Recensione: Ponyo sulla scogliera sul mare

Ponyo, la paffuta, dolcissima e coraggiosa ultima creazione del maestro giapponese Hayao Miyazaki incanta la quinta giornata di programmazione alla Biennale di Venezia, strappa applausi e ovazioni, regala sogni e speranza in un Festival dominato dal dolore, depressione, violenza e devastazione interiore.
Già grande successo in Giappone, uscito il 19 luglio ha incassato finora 120 milioni di dollari, Ponyo on the cliff by the sea, in concorso, è una favola colorata e tenera destinata soprattutto al pubblico dei bambini, dove il regista mescola La sirenetta e La cavalcata delle Valkirie, temi caldi al disneyano Nemo e allusioni alla cronaca, tsunami e difesa dell’ambiente.
Una cittadina in riva al mare. Sosuke è un bambino di cinque anni che vive in cima a una scogliera affacciata sul mare. Un giorno, mentre sta giocando sulla spiaggia rocciosa sottostante, si accorge di una pesciolina rossa di nome Ponyo con la testa incastrata in un vasetto di marmellata; Sosuke la salva e la ripone in un secchio di plastica verde.


Ponyo e Sosuke sono attratti l’uno dall’altra. Lui le dice: “non ti preoccupare, ti proteggerò io e mi prenderò cura di te”. Ponyo però è costretta dal padre Fujimoto, un tempo uomo, ora invece stregone che abita le profondità del mare, a tornare nuovamente con lui negli abissi dell’oceano. “Voglio essere umana!” protesta Ponyo che, determinata a voler diventare una bambina e a ritornare da Sosuke, scappa.

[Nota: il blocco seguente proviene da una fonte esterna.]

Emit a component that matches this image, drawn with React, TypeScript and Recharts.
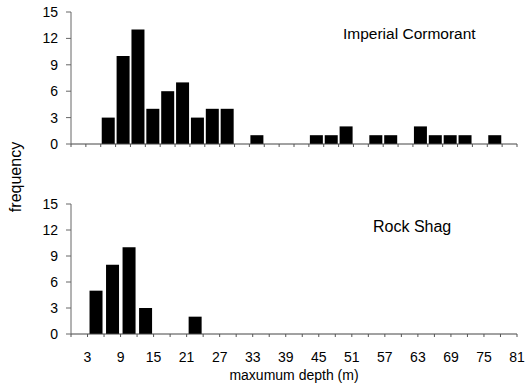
import { BarChart, Bar, XAxis, YAxis } from "recharts"

// Imperial Cormorant: 30 depth bins (top panel)
const cormorantBins = [
  "b01", "b02", "b03", "b04", "b05", "b06", "b07", "b08", "b09", "b10",
  "b11", "b12", "b13", "b14", "b15", "b16", "b17", "b18", "b19", "b20",
  "b21", "b22", "b23", "b24", "b25", "b26", "b27", "b28", "b29", "b30",
]
const cormorantCounts = [0, 0, 3, 10, 13, 4, 6, 7, 3, 4, 4, 0, 1, 0, 0, 0, 1, 1, 2, 0, 1, 1, 0, 2, 1, 1, 1, 0, 1, 0]

// Rock Shag: 3 m bins from 0 to 81 (bottom panel)
const shagBins = [
  "0-3", "3-6", "6-9", "9-12", "12-15", "15-18", "18-21", "21-24", "24-27",
  "27-30", "30-33", "33-36", "36-39", "39-42", "42-45", "45-48", "48-51", "51-54",
  "54-57", "57-60", "60-63", "63-66", "66-69", "69-72", "72-75", "75-78", "78-81",
]
const shagCounts = [0, 5, 8, 10, 3, 0, 0, 2, 0, 0, 0, 0, 0, 0, 0, 0, 0, 0, 0, 0, 0, 0, 0, 0, 0, 0, 0]
// upper edge of each bin, labelled on every other boundary
const shagEdges = ["3", "", "9", "", "15", "", "21", "", "27", "", "33", "", "39", "", "45", "", "51", "", "57", "", "63", "", "69", "", "75", "", "81"]

const yTicks = [0, 3, 6, 9, 12, 15]

const FONT = "'Liberation Sans', Arial, sans-serif"
const W = 531
const LEFT = 71
const RIGHT = 14
const PLOT_W = W - LEFT - RIGHT

const topData = cormorantBins.map((bin, i) => ({ bin, count: cormorantCounts[i] }))
const bottomData = shagBins.map((bin, i) => ({ bin, count: shagCounts[i] }))

interface TickProps {
  x?: number
  y?: number
  index?: number
}

function BoundaryTick({ x = 0, y = 0, index = 0, n, labels }: TickProps & { n: number; labels?: string[] }) {
  const bw = PLOT_W / n
  const left = x - bw / 2
  const right = x + bw / 2
  return (
    <g>
      <line x1={left} y1={y} x2={left} y2={y + 3} stroke="#555" />
      {index === n - 1 && <line x1={right} y1={y} x2={right} y2={y + 3} stroke="#555" />}
      {labels && labels[index] && (
        <text x={right} y={y + 28} textAnchor="middle" fontSize={14} fontFamily={FONT} fill="#000">
          {labels[index]}
        </text>
      )}
    </g>
  )
}

const yAxisProps = {
  type: "number" as const,
  domain: [0, 15],
  ticks: yTicks,
  width: LEFT,
  tickSize: 5,
  tickMargin: 8,
  interval: 0 as const,
  axisLine: { stroke: "#666" },
  tickLine: { stroke: "#666" },
  tick: { fontSize: 14, fontFamily: FONT, fill: "#000" },
}

export default function App() {
  return (
    <div style={{ position: "absolute", left: 0, top: 0, width: W, height: 389, background: "#fff" }}>
      <div style={{ position: "absolute", left: 0, top: 0 }}>
        <BarChart width={W} height={152} data={topData} margin={{ top: 12, right: RIGHT, bottom: 0, left: 0 }}>
          <XAxis
            dataKey="bin"
            height={8}
            interval={0}
            tickSize={0}
            tickMargin={0}
            tickLine={false}
            axisLine={{ stroke: "#444" }}
            tick={<BoundaryTick n={cormorantBins.length} />}
          />
          <YAxis {...yAxisProps} />
          <Bar dataKey="count" fill="#000" barSize={13} isAnimationActive={false} />
        </BarChart>
      </div>
      <div style={{ position: "absolute", left: 0, top: 190 }}>
        <BarChart width={W} height={199} data={bottomData} margin={{ top: 14, right: RIGHT, bottom: 0, left: 0 }}>
          <XAxis
            dataKey="bin"
            height={55}
            interval={0}
            tickSize={0}
            tickMargin={0}
            tickLine={false}
            axisLine={{ stroke: "#444" }}
            tick={<BoundaryTick n={shagBins.length} labels={shagEdges} />}
            label={{ value: "maxumum depth (m)", position: "insideBottom", offset: 9, fontSize: 14, fontFamily: FONT, fill: "#000" }}
          />
          <YAxis {...yAxisProps} />
          <Bar dataKey="count" fill="#000" barSize={13} isAnimationActive={false} />
        </BarChart>
      </div>
      <svg width={W} height={389} style={{ position: "absolute", left: 0, top: 0, pointerEvents: "none" }}>
        <text x={343} y={39} fontSize={15.5} fontFamily={FONT} fill="#000">Imperial Cormorant</text>
        <text x={373} y={232} fontSize={16} fontFamily={FONT} fill="#000">Rock Shag</text>
        <text
          x={0}
          y={0}
          transform="translate(21 177) rotate(-90)"
          textAnchor="middle"
          fontSize={16}
          fontFamily={FONT}
          fill="#000"
        >
          frequency
        </text>
      </svg>
    </div>
  )
}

Prima, però, versa nell’oceano l’Acqua della Vita, la preziosa riserva di elisir magico di Fujimoto. Il livello delle acque del mare si innalza e le sorelle di Ponyo si ritrovano trasformate in gigantesche onde di marea pesciformi, tanto alte da raggiungere la casa di Sosuke sulla scogliera.

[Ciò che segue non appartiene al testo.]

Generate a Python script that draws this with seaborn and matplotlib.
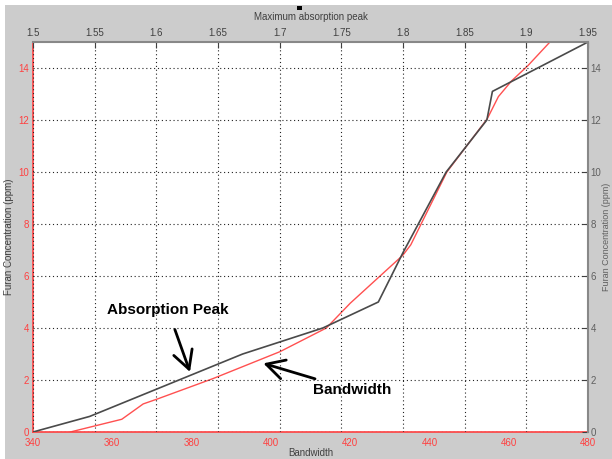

Il film riesce a catturare gli spettatori grazie all’inizialmente onnipresente sensazione del fantastico che riesce ad evocare: per i primi minuti si rimarrà incollati a contemplare le meraviglie che accadono nel mare e a conoscere quello strano essere che è Ponyo, le sue curiose reazioni al mondo umano e ai primi approcci agli abitanti della terraferma.

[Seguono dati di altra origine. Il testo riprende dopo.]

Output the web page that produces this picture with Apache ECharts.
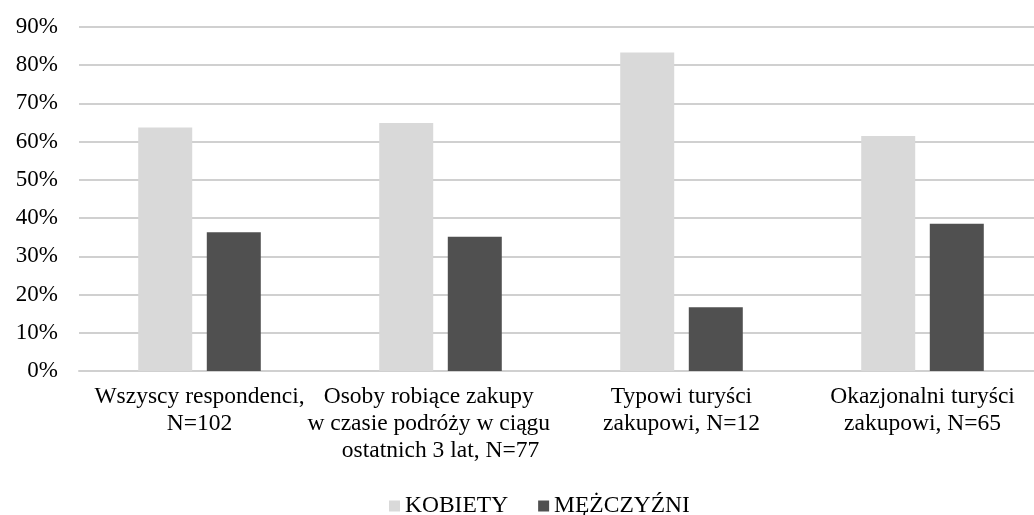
<!DOCTYPE html>
<html>
<head>
<meta charset="utf-8">
<script src="https://cdn.jsdelivr.net/npm/echarts@6/dist/echarts.min.js"></script>
<style>
  html, body { margin: 0; padding: 0; background: #fff; overflow: hidden; }
  #chart { width: 1043px; height: 515px; }
</style>
</head>
<body>
<div id="chart"></div>
<script>
const categories = [
  "Wszyscy respondenci,\nN=102",
  "Osoby robiące zakupy    \nw czasie podróży w ciągu    \nostatnich 3 lat, N=77",
  "Typowi turyści\nzakupowi, N=12",
  "Okazjonalni turyści\nzakupowi, N=65"
];
const seriesNames = ["KOBIETY", "MĘŻCZYŹNI"];
const kobiety = [63.7, 64.9, 83.3, 61.5];
const mezczyzni = [36.3, 35.1, 16.7, 38.5];
const yTicks = { min: 0, max: 90, interval: 10 };

const FONT = "'Liberation Serif', 'Times New Roman', serif";
const chart = echarts.init(document.getElementById('chart'), null, { renderer: 'canvas' });
chart.setOption({
  animation: false,
  backgroundColor: '#ffffff',
  textStyle: { fontFamily: FONT },
  grid: { left: 79, top: 27, right: 0, height: 344, containLabel: false },
  legend: {
    data: seriesNames,
    left: 384,
    top: 489,
    icon: 'rect',
    itemWidth: 11,
    itemHeight: 11,
    itemGap: 30,
    textStyle: { fontFamily: FONT, fontSize: 23.5, color: '#000' }
  },
  xAxis: {
    type: 'category',
    data: categories,
    axisTick: { show: false },
    axisLine: { show: true, lineStyle: { color: '#d0d0d0', width: 2 } },
    axisLabel: {
      interval: 0,
      margin: 12,
      fontFamily: FONT,
      fontSize: 23.5,
      lineHeight: 27,
      color: '#000'
    }
  },
  yAxis: {
    type: 'value',
    min: yTicks.min,
    max: yTicks.max,
    interval: yTicks.interval,
    axisLine: { show: false },
    axisTick: { show: false },
    splitLine: { lineStyle: { color: '#d0d0d0', width: 2 } },
    axisLabel: {
      formatter: '{value}%',
      margin: 21,
      fontFamily: FONT,
      fontSize: 23,
      color: '#000'
    }
  },
  series: [
    {
      name: seriesNames[0],
      type: 'bar',
      data: kobiety,
      barWidth: 54,
      barGap: '27%',
      itemStyle: { color: '#d9d9d9' }
    },
    {
      name: seriesNames[1],
      type: 'bar',
      data: mezczyzni,
      barWidth: 54,
      barGap: '27%',
      itemStyle: { color: '#505050' }
    }
  ]
});
</script>
</body>
</html>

Per la bellezza di colori, fantasia di storia, meraviglia di fondali, gusto ormai retrò per il disegno a mano con una tecnologia presente ma non protagonista, profondità dei personaggi, è un capolavoro assoluto. La matita di Miyasazaki ha una freschezza impareggiabile e i suoi protagonisti non diventano mai melensi, così come gli “elementi” che gli si contrappongono, oceani, scogliere, villaggi, non scimmiottano la natura bensì la reinterpretano.
Che dire poi della colonna sonora; Ponyo, Ponyo, cantata alla Cristina d’Avena come le siglette tv dei cartoni animati, è diventato il tormentone del Festival. Il motivetto è sulla bocca di tutti, in attesa di ripescare nella memoria lo Yuppi Du di Adriano Celentano.
A 67 anni Miyazaki ha vinto tutto il vincibile, compresi l’Oscar e l’Orso d’oro di Berlino per La città incantata e il Leone d’oro alla carriera nel 2005. Tutto questo è sinonimo di garanzia; ma per incontrare la pesciolina rossa Ponyo, il grande pubblico dovrà attendere la prossima primavera.